• [SOURCE MATERIAL]:
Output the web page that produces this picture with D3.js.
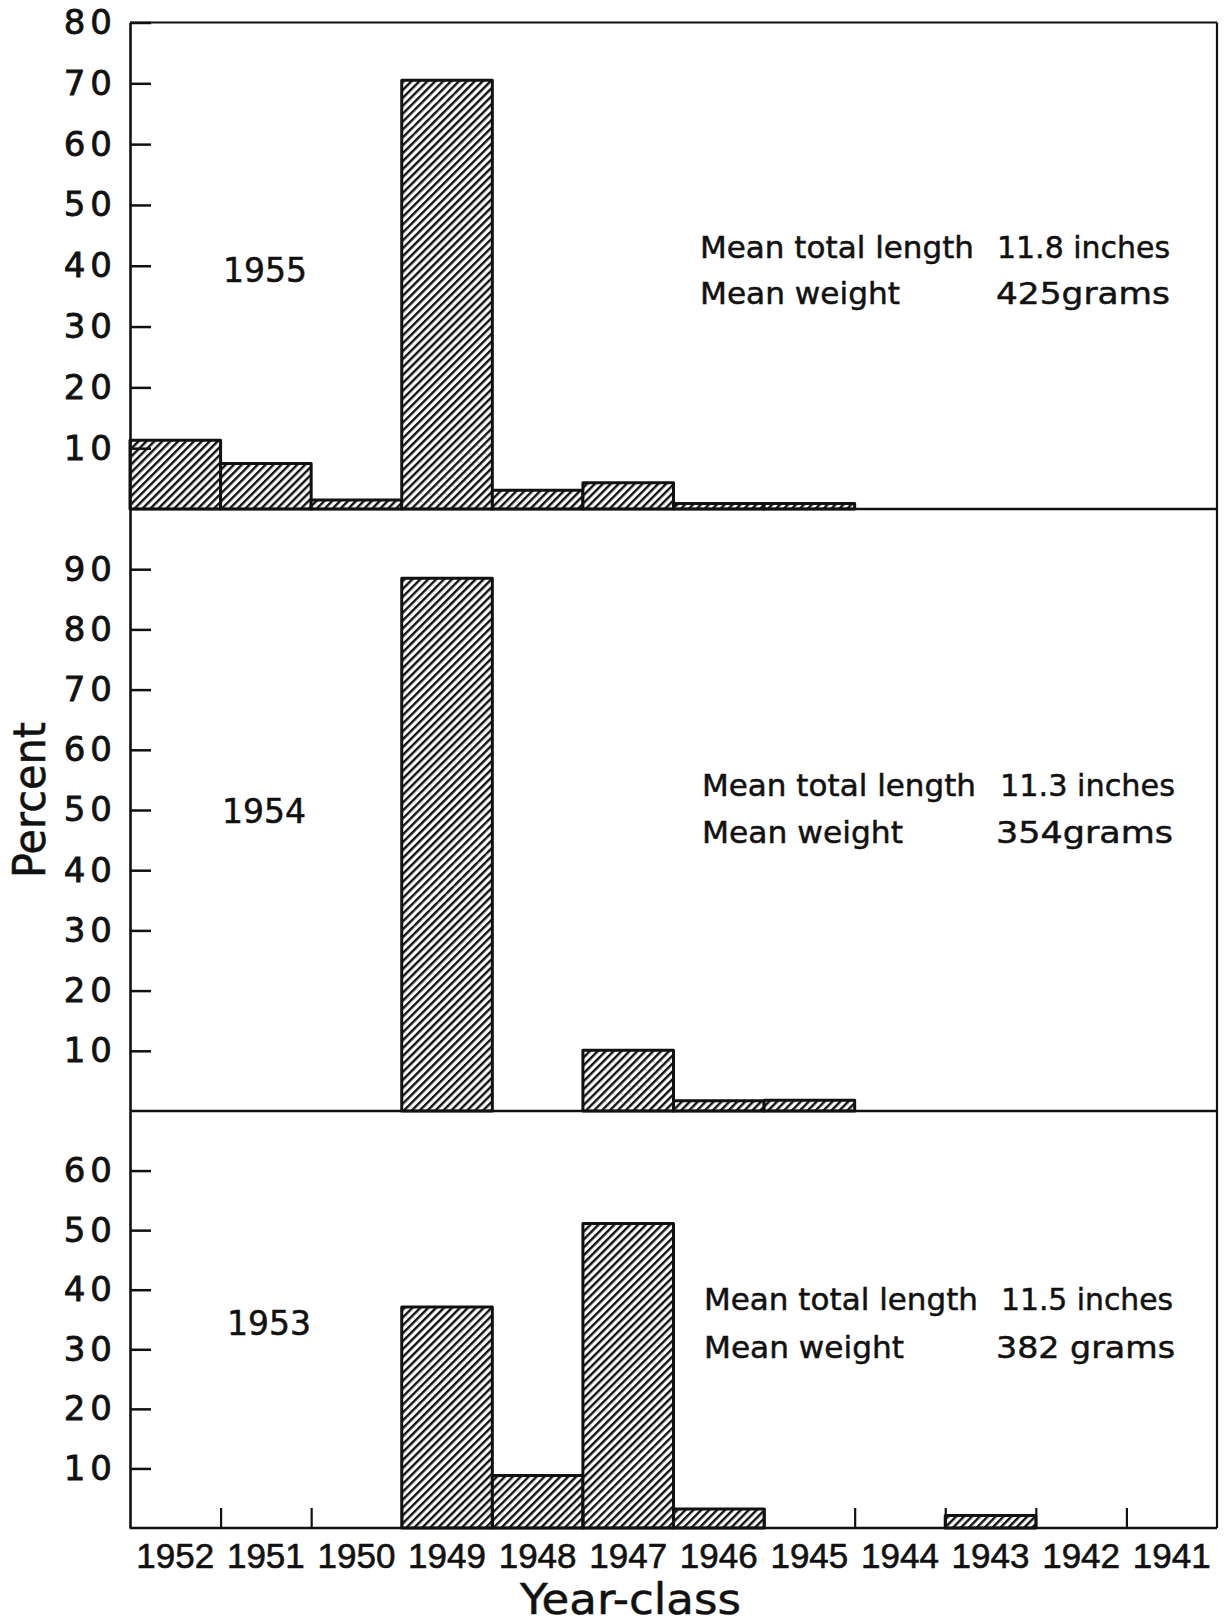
<!DOCTYPE html>
<html><head><meta charset="utf-8">
<script src="https://cdn.jsdelivr.net/npm/d3@7"></script>
<style>
html,body{margin:0;padding:0;background:#fff;}
svg{display:block;}
</style></head>
<body>
<svg id="chart" width="1227" height="1623"></svg>
<script>
// ---------- data ----------
const yearClasses = ["1952","1951","1950","1949","1948","1947","1946","1945","1944","1943","1942","1941"];
const sampleYears = ["1955","1954","1953"];
const pct1955 = [11.3, 7.5, 1.5, 70.5, 3.1, 4.3, 0.9, 0.9, 0, 0, 0, 0];
const pct1954 = [0, 0, 0, 88.5, 0, 10.1, 1.7, 1.8, 0, 0, 0, 0];
const pct1953 = [0, 0, 0, 37.1, 8.8, 51.1, 3.2, 0, 0, 2.1, 0, 0];
const yMax = [80, 100, 70];
const yTicks1955 = [10, 20, 30, 40, 50, 60, 70, 80];
const yTicks1954 = [10, 20, 30, 40, 50, 60, 70, 80, 90];
const yTicks1953 = [10, 20, 30, 40, 50, 60];
const lengthLabel = "Mean total length";
const weightLabel = "Mean weight";
const meanLength = ["11.8 inches", "11.3 inches", "11.5 inches"];
const meanWeight = ["425grams", "354grams", "382 grams"];
const xTitle = "Year-class";
const yTitle = "Percent";

// ---------- layout ----------
const L = 130, R = 1217;
const panelTop = [22.5, 509, 1111];
const panelBase = [509, 1111, 1528];
const series = [pct1955, pct1954, pct1953];
const ticks = [yTicks1955, yTicks1954, yTicks1953];
const yearLabelPos = [[223, 282], [222, 823], [227, 1335]];
const annot = [
  {x1: 700, x2: 997, x2b: 996, b1: 258, b2: 304, w1: 274, w2: 200, v1: 173, v2: 174},
  {x1: 702, x2: 1000, x2b: 996, b1: 796, b2: 843, w1: 274, w2: 201, v1: 175, v2: 177},
  {x1: 704, x2: 1001, x2b: 996, b1: 1310, b2: 1358, w1: 274, w2: 200, v1: 172, v2: 179}
];
const FONT = "'DejaVu Sans', sans-serif";
const INK = "#111";

const svg = d3.select("#chart");
const defs = svg.append("defs");
const HS = 5.6;
const pat = defs.append("pattern")
  .attr("id", "hatch").attr("patternUnits", "userSpaceOnUse")
  .attr("width", HS).attr("height", HS)
  .attr("patternTransform", "rotate(45)");
pat.append("rect").attr("width", HS).attr("height", HS).attr("fill", "#fff");
pat.append("line").attr("x1", 1.2).attr("y1", 0).attr("x2", 1.2).attr("y2", HS)
  .attr("stroke", INK).attr("stroke-width", 2.4);

const x = d3.scaleBand().domain(yearClasses).range([L, R]).paddingInner(0).paddingOuter(0);
const xEdge = d3.scaleLinear().domain([0, yearClasses.length]).range([L, R]);

const inkText = sel => sel.attr("fill", INK).attr("stroke", INK).attr("stroke-width", 0.5);

sampleYears.forEach((sy, i) => {
  const y = d3.scaleLinear().domain([0, yMax[i]]).range([panelBase[i], panelTop[i]]);
  const g = svg.append("g");
  // bars
  g.selectAll("rect.bar")
    .data(yearClasses.map((yc, j) => ({yc, v: series[i][j]})).filter(d => d.v > 0))
    .join("rect").attr("class", "bar")
    .attr("x", d => x(d.yc)).attr("width", x.bandwidth())
    .attr("y", d => y(d.v)).attr("height", d => y(0) - y(d.v))
    .attr("fill", "url(#hatch)").attr("stroke", INK).attr("stroke-width", 3)
    .attr("stroke-linejoin", "round");

  // y axis
  const ax = svg.append("g").attr("transform", `translate(${L},0)`)
    .call(d3.axisLeft(y).tickValues(ticks[i]).tickSizeInner(-21).tickSizeOuter(0).tickPadding(13).tickFormat(d3.format("d")));
  ax.select(".domain").attr("stroke", INK).attr("stroke-width", 2.6);
  ax.selectAll(".tick line").attr("stroke", INK).attr("stroke-width", 2.5);
  ax.selectAll(".tick text").attr("font-family", FONT).attr("font-size", 34)
    .attr("letter-spacing", 5).call(inkText).attr("stroke-width", 0.8);

  // baseline of panel
  svg.append("line").attr("x1", L).attr("x2", R).attr("y1", y(0)).attr("y2", y(0))
    .attr("stroke", INK).attr("stroke-width", 2.4);

  // panel year label
  svg.append("text").attr("x", yearLabelPos[i][0]).attr("y", yearLabelPos[i][1])
    .attr("font-family", FONT).attr("font-size", 33).call(inkText).text(sy);

  // annotations
  const a = annot[i];
  const addT = (tx, ty, w, s) => svg.append("text").attr("x", tx).attr("y", ty)
    .attr("font-family", FONT).attr("font-size", 31).call(inkText)
    .attr("textLength", w).attr("lengthAdjust", "spacingAndGlyphs").text(s);
  addT(a.x1, a.b1, a.w1, lengthLabel);
  addT(a.x1, a.b2, a.w2, weightLabel);
  addT(a.x2, a.b1, a.v1, meanLength[i]);
  addT(a.x2b, a.b2, a.v2, meanWeight[i]);
});

// frame: top and right borders
svg.append("line").attr("x1", L).attr("x2", R).attr("y1", panelTop[0]).attr("y2", panelTop[0])
  .attr("stroke", INK).attr("stroke-width", 2.2);
svg.append("line").attr("x1", R).attr("x2", R).attr("y1", panelTop[0]).attr("y2", panelBase[2])
  .attr("stroke", INK).attr("stroke-width", 2.2);

// bottom boundary ticks
const tx = svg.append("g").attr("transform", `translate(0,${panelBase[2]})`)
  .call(d3.axisBottom(xEdge).tickValues(d3.range(1, yearClasses.length)).tickSizeInner(-20).tickSizeOuter(0).tickFormat(""));
tx.select(".domain").remove();
tx.selectAll(".tick line").attr("stroke", INK).attr("stroke-width", 2.2);

// x labels
const xl = svg.append("g").attr("transform", `translate(0,${panelBase[2]})`)
  .call(d3.axisBottom(x).tickSize(0).tickPadding(15));
xl.select(".domain").remove();
xl.selectAll(".tick text").attr("font-family", "'Liberation Sans', Arial, sans-serif")
  .attr("font-size", 35).call(inkText).attr("stroke-width", 0.6);

// titles
svg.append("text").attr("x", 630.5).attr("y", 1614).attr("text-anchor", "middle")
  .attr("font-family", FONT).attr("font-size", 43).call(inkText)
  .attr("textLength", 221).attr("lengthAdjust", "spacingAndGlyphs").text(xTitle);
svg.append("text").attr("transform", "translate(45,800) rotate(-90)").attr("text-anchor", "middle")
  .attr("font-family", FONT).attr("font-size", 44).call(inkText)
  .attr("textLength", 156).attr("lengthAdjust", "spacingAndGlyphs").text(yTitle);
</script>
</body></html>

• [YOUR INSTRUCTIONS]: Leave the pictures out and output the rest of the listing exactly.

• [REPLY]:
Output the web page that produces this picture with D3.js.
<!DOCTYPE html>
<html><head><meta charset="utf-8">
<script src="https://cdn.jsdelivr.net/npm/d3@7"></script>
<style>
html,body{margin:0;padding:0;background:#fff;}
svg{display:block;}
</style></head>
<body>
<svg id="chart" width="1227" height="1623"></svg>
<script>
// ---------- data ----------
const yearClasses = ["1952","1951","1950","1949","1948","1947","1946","1945","1944","1943","1942","1941"];
const sampleYears = ["1955","1954","1953"];
const pct1955 = [11.3, 7.5, 1.5, 70.5, 3.1, 4.3, 0.9, 0.9, 0, 0, 0, 0];
const pct1954 = [0, 0, 0, 88.5, 0, 10.1, 1.7, 1.8, 0, 0, 0, 0];
const pct1953 = [0, 0, 0, 37.1, 8.8, 51.1, 3.2, 0, 0, 2.1, 0, 0];
const yMax = [80, 100, 70];
const yTicks1955 = [10, 20, 30, 40, 50, 60, 70, 80];
const yTicks1954 = [10, 20, 30, 40, 50, 60, 70, 80, 90];
const yTicks1953 = [10, 20, 30, 40, 50, 60];
const lengthLabel = "Mean total length";
const weightLabel = "Mean weight";
const meanLength = ["11.8 inches", "11.3 inches", "11.5 inches"];
const meanWeight = ["425grams", "354grams", "382 grams"];
const xTitle = "Year-class";
const yTitle = "Percent";

// ---------- layout ----------
const L = 130, R = 1217;
const panelTop = [22.5, 509, 1111];
const panelBase = [509, 1111, 1528];
const series = [pct1955, pct1954, pct1953];
const ticks = [yTicks1955, yTicks1954, yTicks1953];
const yearLabelPos = [[223, 282], [222, 823], [227, 1335]];
const annot = [
  {x1: 700, x2: 997, x2b: 996, b1: 258, b2: 304, w1: 274, w2: 200, v1: 173, v2: 174},
  {x1: 702, x2: 1000, x2b: 996, b1: 796, b2: 843, w1: 274, w2: 201, v1: 175, v2: 177},
  {x1: 704, x2: 1001, x2b: 996, b1: 1310, b2: 1358, w1: 274, w2: 200, v1: 172, v2: 179}
];
const FONT = "'DejaVu Sans', sans-serif";
const INK = "#111";

const svg = d3.select("#chart");
const defs = svg.append("defs");
const HS = 5.6;
const pat = defs.append("pattern")
  .attr("id", "hatch").attr("patternUnits", "userSpaceOnUse")
  .attr("width", HS).attr("height", HS)
  .attr("patternTransform", "rotate(45)");
pat.append("rect").attr("width", HS).attr("height", HS).attr("fill", "#fff");
pat.append("line").attr("x1", 1.2).attr("y1", 0).attr("x2", 1.2).attr("y2", HS)
  .attr("stroke", INK).attr("stroke-width", 2.4);

const x = d3.scaleBand().domain(yearClasses).range([L, R]).paddingInner(0).paddingOuter(0);
const xEdge = d3.scaleLinear().domain([0, yearClasses.length]).range([L, R]);

const inkText = sel => sel.attr("fill", INK).attr("stroke", INK).attr("stroke-width", 0.5);

sampleYears.forEach((sy, i) => {
  const y = d3.scaleLinear().domain([0, yMax[i]]).range([panelBase[i], panelTop[i]]);
  const g = svg.append("g");
  // bars
  g.selectAll("rect.bar")
    .data(yearClasses.map((yc, j) => ({yc, v: series[i][j]})).filter(d => d.v > 0))
    .join("rect").attr("class", "bar")
    .attr("x", d => x(d.yc)).attr("width", x.bandwidth())
    .attr("y", d => y(d.v)).attr("height", d => y(0) - y(d.v))
    .attr("fill", "url(#hatch)").attr("stroke", INK).attr("stroke-width", 3)
    .attr("stroke-linejoin", "round");

  // y axis
  const ax = svg.append("g").attr("transform", `translate(${L},0)`)
    .call(d3.axisLeft(y).tickValues(ticks[i]).tickSizeInner(-21).tickSizeOuter(0).tickPadding(13).tickFormat(d3.format("d")));
  ax.select(".domain").attr("stroke", INK).attr("stroke-width", 2.6);
  ax.selectAll(".tick line").attr("stroke", INK).attr("stroke-width", 2.5);
  ax.selectAll(".tick text").attr("font-family", FONT).attr("font-size", 34)
    .attr("letter-spacing", 5).call(inkText).attr("stroke-width", 0.8);

  // baseline of panel
  svg.append("line").attr("x1", L).attr("x2", R).attr("y1", y(0)).attr("y2", y(0))
    .attr("stroke", INK).attr("stroke-width", 2.4);

  // panel year label
  svg.append("text").attr("x", yearLabelPos[i][0]).attr("y", yearLabelPos[i][1])
    .attr("font-family", FONT).attr("font-size", 33).call(inkText).text(sy);

  // annotations
  const a = annot[i];
  const addT = (tx, ty, w, s) => svg.append("text").attr("x", tx).attr("y", ty)
    .attr("font-family", FONT).attr("font-size", 31).call(inkText)
    .attr("textLength", w).attr("lengthAdjust", "spacingAndGlyphs").text(s);
  addT(a.x1, a.b1, a.w1, lengthLabel);
  addT(a.x1, a.b2, a.w2, weightLabel);
  addT(a.x2, a.b1, a.v1, meanLength[i]);
  addT(a.x2b, a.b2, a.v2, meanWeight[i]);
});

// frame: top and right borders
svg.append("line").attr("x1", L).attr("x2", R).attr("y1", panelTop[0]).attr("y2", panelTop[0])
  .attr("stroke", INK).attr("stroke-width", 2.2);
svg.append("line").attr("x1", R).attr("x2", R).attr("y1", panelTop[0]).attr("y2", panelBase[2])
  .attr("stroke", INK).attr("stroke-width", 2.2);

// bottom boundary ticks
const tx = svg.append("g").attr("transform", `translate(0,${panelBase[2]})`)
  .call(d3.axisBottom(xEdge).tickValues(d3.range(1, yearClasses.length)).tickSizeInner(-20).tickSizeOuter(0).tickFormat(""));
tx.select(".domain").remove();
tx.selectAll(".tick line").attr("stroke", INK).attr("stroke-width", 2.2);

// x labels
const xl = svg.append("g").attr("transform", `translate(0,${panelBase[2]})`)
  .call(d3.axisBottom(x).tickSize(0).tickPadding(15));
xl.select(".domain").remove();
xl.selectAll(".tick text").attr("font-family", "'Liberation Sans', Arial, sans-serif")
  .attr("font-size", 35).call(inkText).attr("stroke-width", 0.6);

// titles
svg.append("text").attr("x", 630.5).attr("y", 1614).attr("text-anchor", "middle")
  .attr("font-family", FONT).attr("font-size", 43).call(inkText)
  .attr("textLength", 221).attr("lengthAdjust", "spacingAndGlyphs").text(xTitle);
svg.append("text").attr("transform", "translate(45,800) rotate(-90)").attr("text-anchor", "middle")
  .attr("font-family", FONT).attr("font-size", 44).call(inkText)
  .attr("textLength", 156).attr("lengthAdjust", "spacingAndGlyphs").text(yTitle);
</script>
</body></html>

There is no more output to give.